El Colillas se crío en la postguerra de una Extremadura fértil a la par que pobre y devastada. Se le inculcaron valores de trabajo esfuerzo y sacrificio y él los aliñó con una personalidad cariñosa y amable. El resultado fue una pequeña fortuna compuesta por una nutrida y unida familia y varios campos llenos de frutos y tareas agrícolas.
Como su proactividad y ganas le daban mucho de sí, también se permitía tener una rehala de perros que llevaba cuando “algún importante” le contrataba, como no podía ser de otra manera, era de las jaurías más cotizadas. Cuidaba a los animales de una manera especial, y, por supuesto, de las personas que contaban con él y con ellos.
Le conocimos sentado en su puerta de su barrio judío, una humilde pero bonita casa, de las antiguas, donde se había criado y no quería moverse, llena de flores y encanto. Íbamos un poco perdidos preguntando por una buena pradera para instalarnos y hacer vivac, y así dimos con él.
Como se levantaba muy de madrugada, siguiendo el típico horario de un cultivador, ya había acabado su vida multitarea y veía la vida pasar sentado en su puerta. Desde allí nos dedicó sin dudarlo un preciado tiempo y atención, tanto fue así que parecía no acabar nunca la conversación; nosotros encantados…
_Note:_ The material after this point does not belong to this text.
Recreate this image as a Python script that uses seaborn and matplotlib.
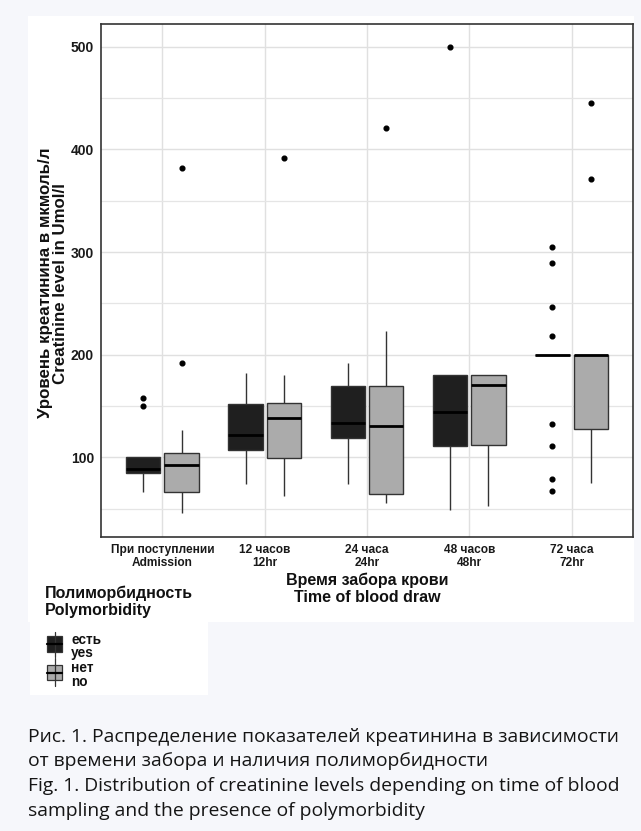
import numpy as np
import pandas as pd
import seaborn as sns
import matplotlib
matplotlib.use("Agg")
import matplotlib.pyplot as plt
from matplotlib.patches import Rectangle
from matplotlib.lines import Line2D

# ---------------- data ----------------
time_labels = ["При поступлении\nAdmission", "12 часов\n12hr", "24 часа\n24hr",
               "48 часов\n48hr", "72 часа\n72hr"]
groups = ["есть\nyes", "нет\nno"]

adm_yes = [66, 80, 84.5, 87, 89, 95, 100, 150, 157.5]
adm_no = [46, 55, 62, 66.5, 75, 85, 93, 97, 100, 104, 126.5, 191.5, 382]
h12_yes = [74, 107, 122, 152, 182]
h12_no = [62, 80, 99, 120, 138.5, 145, 152.5, 180, 392]
h24_yes = [74, 118.5, 133.5, 169.5, 191.5]
h24_no = [56, 60, 64, 100, 130.5, 150, 169.5, 223, 421]
h48_yes = [49, 90, 111, 130, 144, 170, 180, 180, 500]
h48_no = [53, 112.5, 170.5, 180, 180]
h72_yes = [67.5, 78.5, 111, 133, 200, 200, 200, 200, 200, 200, 200, 200, 200,
           218, 246, 289, 305]
h72_no = [75.5, 100, 127.5, 170, 200, 200, 200, 371, 445]

y_ticks = [100, 200, 300, 400, 500]
y_minor = [50, 150, 250, 350, 450]

caption = ["Рис. 1. Распределение показателей креатинина в зависимости",
           "от времени забора и наличия полиморбидности",
           "Fig. 1. Distribution of creatinine levels depending on time of blood",
           "sampling and the presence of polymorbidity"]

series = {
    (time_labels[0], groups[0]): adm_yes, (time_labels[0], groups[1]): adm_no,
    (time_labels[1], groups[0]): h12_yes, (time_labels[1], groups[1]): h12_no,
    (time_labels[2], groups[0]): h24_yes, (time_labels[2], groups[1]): h24_no,
    (time_labels[3], groups[0]): h48_yes, (time_labels[3], groups[1]): h48_no,
    (time_labels[4], groups[0]): h72_yes, (time_labels[4], groups[1]): h72_no,
}
rows = []
for (t, g), vals in series.items():
    for v in vals:
        rows.append({"time": t, "group": g, "value": v})
df = pd.DataFrame(rows)

# ---------------- style ----------------
sns.set_style("white")
plt.rcParams["font.family"] = ["Liberation Sans", "DejaVu Sans"]

W, H = 641, 831
fig = plt.figure(figsize=(W / 100, H / 100), dpi=100, facecolor="#f6f7fb")

def fx(px):
    return px / W

def fy(py):
    return 1 - py / H

# white panels
fig.add_artist(Rectangle((fx(28), fy(622)), fx(634) - fx(28), fy(16) - fy(622),
                         transform=fig.transFigure, facecolor="white",
                         edgecolor="none", zorder=-10))
fig.add_artist(Rectangle((fx(30), fy(695)), fx(208) - fx(30), fy(622) - fy(695),
                         transform=fig.transFigure, facecolor="white",
                         edgecolor="none", zorder=-10))

ax = fig.add_axes([fx(101), fy(537), fx(633) - fx(101), fy(24) - fy(537)])
ax.set_facecolor("white")

fill = {groups[0]: "#1f1f1f", groups[1]: "#ababab"}
sns.boxplot(data=df, x="time", y="value", hue="group", order=time_labels,
            hue_order=groups, palette=fill, saturation=1, width=0.75, gap=0.1,
            linecolor="#333333", linewidth=1.0, fliersize=3.4, legend=False,
            showcaps=False,
            flierprops=dict(marker="o", markerfacecolor="black",
                            markeredgecolor="black"),
            medianprops=dict(color="black", linewidth=2.0),
            ax=ax)

ax.set_ylim(22.5, 522)
ax.set_xlim(-0.6, 4.6)
ax.set_yticks(y_ticks)
ax.set_yticks(y_minor, minor=True)
ax.set_axisbelow(True)
ax.grid(which="major", axis="both", color="#e0e0e0", linewidth=1.0)
ax.grid(which="minor", axis="y", color="#e5e5e5", linewidth=0.9)
for s in ax.spines.values():
    s.set_visible(True)
    s.set_color("#333333")
    s.set_linewidth(1.2)
ax.tick_params(axis="both", which="major", direction="out", length=3,
               width=0.9, color="#333333", pad=2)
ax.tick_params(axis="y", which="minor", length=0)
ax.set_yticklabels([str(v) for v in y_ticks], fontsize=10, fontweight="bold",
                   color="#1a1a1a")
ax.set_xticks(range(len(time_labels)))
ax.set_xticklabels(time_labels, fontsize=8.6, fontweight="bold",
                   color="#1a1a1a", linespacing=1.12)
ax.set_xlabel("")
ax.set_ylabel("")

# axis titles
fig.text(fx(53), fy(283), "Уровень креатинина в мкмоль/л\nCreatinine level in Umol/l",
         rotation=90, ha="center", va="center", fontsize=12.2,
         fontweight="bold", color="#111111", linespacing=1.0,
         multialignment="center")
fig.text(fx(367), fy(589), "Время забора крови\nTime of blood draw",
         ha="center", va="center", fontsize=11.5, fontweight="bold",
         color="#111111", linespacing=1.15, multialignment="center")

# legend
fig.text(fx(45), fy(602), "Полиморбидность\nPolymorbidity", ha="left",
         va="center", fontsize=11.5, fontweight="bold", color="#111111",
         linespacing=1.2)

def key(y_top, y_bot, w_top, w_bot, color):
    cx = 54.5
    fig.add_artist(Line2D([fx(cx), fx(cx)], [fy(w_top), fy(w_bot)],
                          transform=fig.transFigure, color="#333333", lw=0.9))
    fig.add_artist(Rectangle((fx(47), fy(y_bot)), fx(62) - fx(47),
                             fy(y_top) - fy(y_bot), transform=fig.transFigure,
                             facecolor=color, edgecolor="#333333", lw=0.9))
    ym = (y_top + y_bot) / 2
    fig.add_artist(Line2D([fx(47), fx(62)], [fy(ym), fy(ym)],
                          transform=fig.transFigure, color="black", lw=1.6))

key(636, 652, 632, 657, fill[groups[0]])
key(665, 680, 658, 686, fill[groups[1]])
fig.text(fx(71), fy(646.5), groups[0], ha="left", va="center", fontsize=9.8,
         fontweight="bold", color="#111111", linespacing=1.0)
fig.text(fx(71), fy(675.5), groups[1], ha="left", va="center", fontsize=9.8,
         fontweight="bold", color="#111111", linespacing=1.0)

# caption
for i, line in enumerate(caption):
    fig.text(fx(28), fy(742 + 24.5 * i), line, ha="left", va="baseline",
             fontsize=13.9, family=["Open Sans", "DejaVu Sans"], color="#151515")

fig.savefig("out.png", dpi=100, facecolor=fig.get_facecolor())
Insistía en no dejarnos dormir al raso y nos abrió las puertas de su casa campestre, una especie de masía rodeada de cerezos, almendros e higos, con un huerto lleno hortalizas que se desbordaba. Alucinando, pernoctamos allí, era como una casa rural rudimentaria, con todo lo básico y con la nevera llena, pues era, como decía él, de los que le gustaba invitar a los amigos a ensaladas, queso y vino.
Nos pasamos dos días comiendo cosas recién recolectadas y productos artesanales, visitando aquel maravilloso pueblo, hablando y empapándonos de su gente, y hablando mucho con él, con el querido Colillas, que se dejaba caer por allí o nos lo encontrábamos por el pueblo, y nos cultivaba con su simpatía y sabiduría rural. Nos encantaba escuchar sus anécdotas e historias repletas de buenos gestos, con su bonita habilidad comunicativa y su típico acento cacereño.
Al cabo de un par de días, tuvimos que continuar camino, sobrecargados, eso sí, de multitud de productos, los cuales el hombre insistió e insistió en que nos lleváramos.
Y dijimos, algún día escribiremos una lectura contando este bonito encuentro para dejar por escrito y constatar, una vez más, que hay gente que da y confía, y que lejos de ser huraña y miedosa, conecta con la vida y las personas de una manera especial. Gente que, pese a los golpes de la vida, fluye positiva, haciendo de todo esto, un lugar mejor.